Q: Vous proposez une "loi de démocratisation de l'information" qui serait une première "depuis 1944". Que permettrait-elle?

R: En premier lieu, une gouvernance démocratique des médias, avec un conseil d'administration ou de surveillance dont au moins la moitié de représentants des salariés parmi lesquels au moins deux tiers de journalistes. La nomination du directeur de la rédaction doit être validée à la majorité de 60% des journalistes.

Il faut également généraliser à tous les médias un droit d'agrément (un droit de regard des salariés, mis en place au Monde en 2019) pour empêcher qu'ils changent d'actionnaire majoritaire sans que les journalistes n'aient leur mot à dire.

Pour garantir une information de qualité, le média devrait consacrer au moins 35% de son chiffre d'affaires aux charges de personnel avec au moins une moitié de journalistes professionnels.

Nous suggérons de remplacer les aides à la presse, système inutilement complexe et relativement inefficace, par un "Bon pour l'indépendance des médias", de 10 euros par an par adulte, à allouer au média de son choix.

Nous proposons aussi un "fonds de pérennité des médias" pour résoudre les problèmes du fonds de dotation -- un organe à but non lucratif auquel est transféré le capital d'un journal, auquel ont eu recours Médiapart et Libération et bientôt Le Monde, ndlr --, qui est vendu comme le modèle idéal, mais est insuffisant.

Q: Pourquoi les citoyens devraient se sentir concernés?

R: C'est ce qui fait qu'ils seront bien informés plutôt que de courir le risque que telle chaîne de télé fasse campagne pour tel candidat.

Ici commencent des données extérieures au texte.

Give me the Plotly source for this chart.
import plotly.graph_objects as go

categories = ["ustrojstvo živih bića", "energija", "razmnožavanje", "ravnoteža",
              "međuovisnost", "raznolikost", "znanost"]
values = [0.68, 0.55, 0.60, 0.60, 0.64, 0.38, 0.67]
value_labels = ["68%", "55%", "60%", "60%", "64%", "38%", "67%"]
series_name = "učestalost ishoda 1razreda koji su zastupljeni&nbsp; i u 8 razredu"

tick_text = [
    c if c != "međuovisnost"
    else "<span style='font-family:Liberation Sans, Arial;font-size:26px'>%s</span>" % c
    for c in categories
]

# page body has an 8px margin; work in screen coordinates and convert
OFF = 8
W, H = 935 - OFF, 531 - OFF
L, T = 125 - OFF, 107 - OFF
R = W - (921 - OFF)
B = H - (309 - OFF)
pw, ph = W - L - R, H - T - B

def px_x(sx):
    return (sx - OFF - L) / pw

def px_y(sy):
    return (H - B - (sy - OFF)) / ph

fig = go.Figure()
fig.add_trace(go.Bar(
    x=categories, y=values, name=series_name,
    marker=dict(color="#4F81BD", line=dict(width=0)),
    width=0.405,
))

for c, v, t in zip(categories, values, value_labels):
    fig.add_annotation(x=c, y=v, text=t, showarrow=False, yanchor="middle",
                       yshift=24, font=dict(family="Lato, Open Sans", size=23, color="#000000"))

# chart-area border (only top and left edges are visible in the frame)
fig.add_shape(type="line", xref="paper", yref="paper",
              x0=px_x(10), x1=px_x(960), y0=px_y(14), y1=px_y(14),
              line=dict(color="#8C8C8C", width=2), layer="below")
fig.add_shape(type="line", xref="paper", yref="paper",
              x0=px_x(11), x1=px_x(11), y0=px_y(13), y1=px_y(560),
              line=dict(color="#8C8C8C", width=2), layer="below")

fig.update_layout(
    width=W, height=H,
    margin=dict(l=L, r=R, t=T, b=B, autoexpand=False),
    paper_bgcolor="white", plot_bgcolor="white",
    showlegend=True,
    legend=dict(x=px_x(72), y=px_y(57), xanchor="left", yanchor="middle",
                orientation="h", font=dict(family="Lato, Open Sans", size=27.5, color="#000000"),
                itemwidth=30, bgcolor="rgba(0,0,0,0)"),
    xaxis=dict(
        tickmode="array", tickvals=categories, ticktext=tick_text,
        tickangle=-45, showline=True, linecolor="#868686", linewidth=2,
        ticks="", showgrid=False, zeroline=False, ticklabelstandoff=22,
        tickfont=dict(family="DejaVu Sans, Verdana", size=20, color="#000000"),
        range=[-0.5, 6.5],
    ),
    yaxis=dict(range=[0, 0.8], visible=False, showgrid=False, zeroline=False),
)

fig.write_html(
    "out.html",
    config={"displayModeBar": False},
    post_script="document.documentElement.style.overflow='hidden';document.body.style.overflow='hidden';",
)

Prenons l'exemple de la 5G, une question potentiellement complexe. Aujourd'hui, en France, vous avez un lien entre les principaux médias et les opérateurs de téléphonie mobile : Patrick Drahi (SFR) a gardé le contrôle de facto de Libération (malgré le fonds de dotation), possède BFMTV, RMC, Xavier Niel (Free) Le Monde, Martin Bouygues, TF1, LCI... Cela crée du doute. Cela ne veut pas dire que les journalistes de ces médias font du mauvais boulot, mais je préfère mettre en place des barrières pour être sûre d'avoir une information indépendante et de qualité.

*Julia Cagé est membre du Conseil d'administration de l'AFP.